Washington: The International Monetary Fund (IMF) stated that the full effects of U.S. tariff policies will only become apparent at a later date.
In the United States, one effect could be companies passing on higher costs to customers and consumers, thereby fuelling inflation, IMF Managing Director Kristalina Georgieva warned.
She said that this could have consequences for monetary policy and economic growth.
“Elsewhere, a flood of goods previously destined for the U.S. market could trigger a second round of tariff hikes,” she told reporters on Wednesday ahead of the IMF and World Bank’s annual meeting next week.
The resilience of the global economy, she added, has not yet been thoroughly tested by the tariff dispute.

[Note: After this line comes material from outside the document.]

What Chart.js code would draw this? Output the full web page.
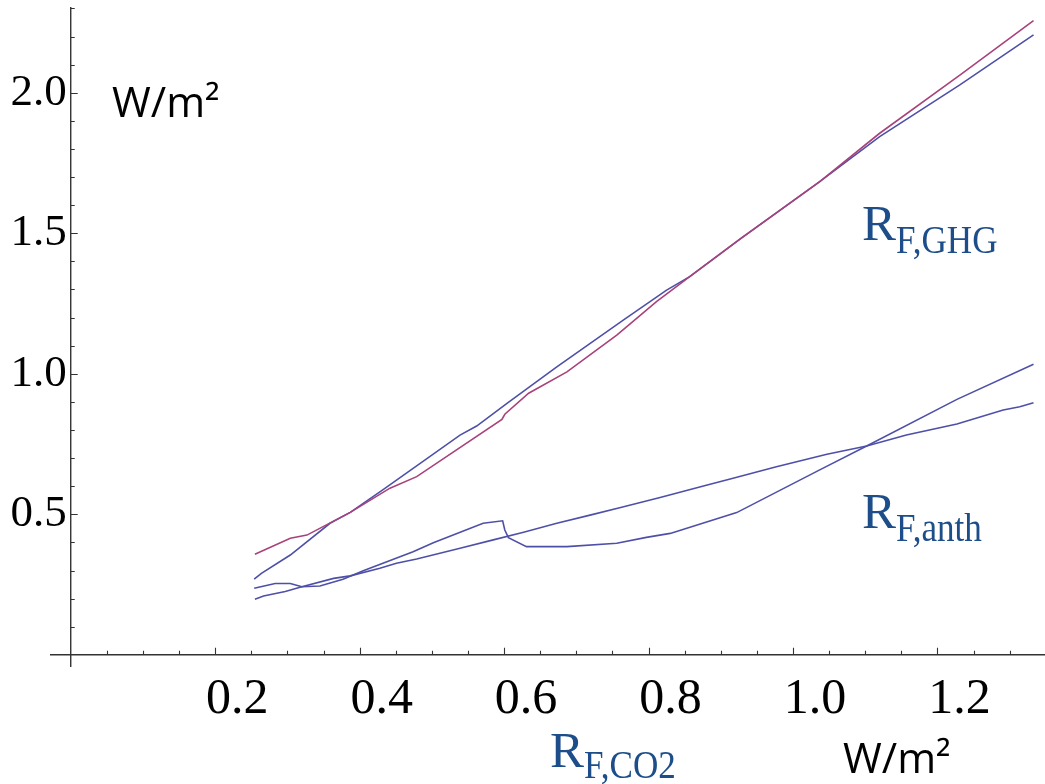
<!DOCTYPE html>
<html>
<head>
<meta charset="utf-8">
<script src="https://cdn.jsdelivr.net/npm/chart.js@4/dist/chart.umd.min.js"></script>
<style>
  html, body { margin: 0; padding: 0; background: #fff; }
  #chart { display: block; }
</style>
</head>
<body>
<canvas id="chart" width="1045" height="784"></canvas>
<script>
// upper pair (R_F,GHG)
const ghgRedX = [0.255, 0.304, 0.327, 0.387, 0.442, 0.479, 0.597, 0.601, 0.634, 0.687, 0.756, 0.811, 0.857, 0.927, 1.037, 1.120, 1.231, 1.333];
const ghgRedY = [0.358, 0.415, 0.426, 0.507, 0.593, 0.634, 0.838, 0.856, 0.931, 1.007, 1.138, 1.257, 1.346, 1.480, 1.684, 1.856, 2.063, 2.257];
const ghgBlueX = [0.254, 0.264, 0.304, 0.359, 0.387, 0.433, 0.539, 0.562, 0.604, 0.673, 0.765, 0.825, 0.857, 0.927, 1.037, 1.120, 1.231, 1.333];
const ghgBlueY = [0.269, 0.290, 0.355, 0.468, 0.507, 0.589, 0.782, 0.814, 0.895, 1.025, 1.191, 1.298, 1.346, 1.480, 1.684, 1.844, 2.028, 2.206];

// lower pair (R_F,anth)
const lowAX = [0.254, 0.283, 0.304, 0.320, 0.345, 0.377, 0.405, 0.474, 0.502, 0.571, 0.598, 0.601, 0.606, 0.631, 0.687, 0.756, 0.797, 0.830, 0.922, 1.037, 1.102, 1.227, 1.333];
const lowAY = [0.237, 0.254, 0.254, 0.242, 0.245, 0.269, 0.299, 0.367, 0.399, 0.468, 0.477, 0.444, 0.417, 0.385, 0.385, 0.397, 0.418, 0.432, 0.506, 0.658, 0.743, 0.909, 1.034];
const lowBX = [0.255, 0.267, 0.297, 0.320, 0.364, 0.387, 0.428, 0.451, 0.479, 0.539, 0.585, 0.627, 0.673, 0.719, 0.760, 0.816, 0.876, 0.917, 0.977, 1.047, 1.102, 1.157, 1.227, 1.291, 1.314, 1.333];
const lowBY = [0.198, 0.209, 0.225, 0.242, 0.272, 0.281, 0.308, 0.326, 0.341, 0.379, 0.409, 0.436, 0.468, 0.497, 0.523, 0.560, 0.601, 0.628, 0.669, 0.714, 0.743, 0.782, 0.821, 0.871, 0.883, 0.897];

// axis ticks
const xTickValues = [0.2, 0.4, 0.6, 0.8, 1.0, 1.2];
const xTickLabels = ["0.2", "0.4", "0.6", "0.8", "1.0", "1.2"];
const yTickValues = [0.5, 1.0, 1.5, 2.0];
const yTickLabels = ["0.5", "1.0", "1.5", "2.0"];

const BLUE = "rgb(78, 80, 168)";
const RED = "rgb(168, 66, 122)";
const LABEL_BLUE = "#1d4e89";
const SERIF = "'Liberation Serif', 'DejaVu Serif', serif";

function pts(xs, ys) {
    return xs.map((x, i) => ({ x: x, y: ys[i] }));
}

function lineSet(data, color) {
    return {
        data: data,
        borderColor: color,
        borderWidth: 1.6,
        pointRadius: 0,
        tension: 0,
        fill: false
    };
}

// R with a subscript, slightly condensed like the original
function drawR(ctx, x, base, sub, drop) {
    ctx.save();
    ctx.fillStyle = LABEL_BLUE;
    ctx.textAlign = "left";
    ctx.textBaseline = "alphabetic";
    ctx.font = "51px " + SERIF;
    ctx.fillText("R", x, base);
    ctx.translate(x + 34, base + drop);
    ctx.scale(0.9, 1);
    ctx.font = "39px " + SERIF;
    ctx.fillText(sub, 0, 0);
    ctx.restore();
}

const axesPlugin = {
    id: "mathAxes",
    beforeDatasetsDraw(chart) {
        const ctx = chart.ctx;
        const xs = chart.scales.x;
        const ys = chart.scales.y;
        const area = chart.chartArea;
        const x0 = xs.getPixelForValue(0);
        const y0 = ys.getPixelForValue(0);
        ctx.save();
        ctx.strokeStyle = "#333";
        ctx.lineWidth = 1.4;
        ctx.beginPath();
        ctx.moveTo(area.left, y0);
        ctx.lineTo(area.right, y0);
        ctx.moveTo(x0, area.top);
        ctx.lineTo(x0, area.bottom);
        ctx.stroke();

        ctx.lineWidth = 1.1;
        ctx.beginPath();
        // x ticks every 0.05, major every 0.2 (pointing up)
        for (let i = 1; i <= 26; i++) {
            const v = i * 0.05;
            const px = Math.round(xs.getPixelForValue(v)) + 0.5;
            const len = (i % 4 === 0) ? 7 : 4;
            ctx.moveTo(px, y0);
            ctx.lineTo(px, y0 - len);
        }
        // y ticks every 0.1, major every 0.5 (pointing right)
        for (let i = 1; i <= 23; i++) {
            const v = i * 0.1;
            const py = Math.round(ys.getPixelForValue(v)) + 0.5;
            const len = (i % 5 === 0) ? 7 : 4;
            ctx.moveTo(x0, py);
            ctx.lineTo(x0 + len, py);
        }
        ctx.stroke();
        ctx.restore();
    },
    afterDraw(chart) {
        const ctx = chart.ctx;
        const xs = chart.scales.x;
        const ys = chart.scales.y;
        const x0 = xs.getPixelForValue(0);
        const y0 = ys.getPixelForValue(0);
        ctx.save();
        ctx.fillStyle = "#000";

        ctx.font = "50px " + SERIF;
        ctx.textAlign = "center";
        ctx.textBaseline = "alphabetic";
        xTickValues.forEach((v, i) => {
            ctx.fillText(xTickLabels[i], xs.getPixelForValue(v) + 22, y0 + 58);
        });

        ctx.font = "45px " + SERIF;
        ctx.textAlign = "right";
        ctx.textBaseline = "middle";
        yTickValues.forEach((v, i) => {
            ctx.fillText(yTickLabels[i], x0 - 4, ys.getPixelForValue(v));
        });

        // unit labels
        ctx.font = "42px 'Open Sans', sans-serif";
        ctx.textAlign = "left";
        ctx.textBaseline = "alphabetic";
        ctx.fillText("W/m\u00b2", 112, 117);
        ctx.fillText("W/m\u00b2", 843, 773);
        ctx.restore();

        drawR(ctx, 862, 240, "F,GHG", 13);
        drawR(ctx, 862, 528, "F,anth", 13);
        drawR(ctx, 550, 767, "F,CO2", 11);
    }
};

new Chart(document.getElementById("chart"), {
    type: "line",
    data: {
        datasets: [
            lineSet(pts(ghgRedX, ghgRedY), RED),
            lineSet(pts(ghgBlueX, ghgBlueY), BLUE),
            lineSet(pts(lowAX, lowAY), BLUE),
            lineSet(pts(lowBX, lowBY), BLUE)
        ]
    },
    options: {
        responsive: false,
        animation: false,
        devicePixelRatio: 1,
        layout: { padding: { left: 50, right: 0, top: 7, bottom: 117 } },
        plugins: {
            legend: { display: false },
            tooltip: { enabled: false }
        },
        scales: {
            x: { type: "linear", display: false, min: -0.0287, max: 1.3489 },
            y: { type: "linear", display: false, min: -0.0434, max: 2.3053 }
        }
    },
    plugins: [axesPlugin]
});
</script>
</body>
</html>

Reflecting on the impact of the tariffs introduced under U.S. President Donald Trump, Georgieva noted that a global trade war had been avoided.
However, she cautioned that this was no reason to breathe a sigh of relief, as the global economy had already suffered a significant blow.
She also highlighted the added difficulty posed by the constantly changing U.S. tariff rates.
In July, the IMF forecast global growth of 3 per cent for the current year, with a projection of 3.1 per cent for 2026.
The IMF and World Bank will begin their annual meeting next Monday, bringing together finance ministers, representatives from the financial sector and central bankers.
On October 14, the IMF is set to release its updated global economic forecast.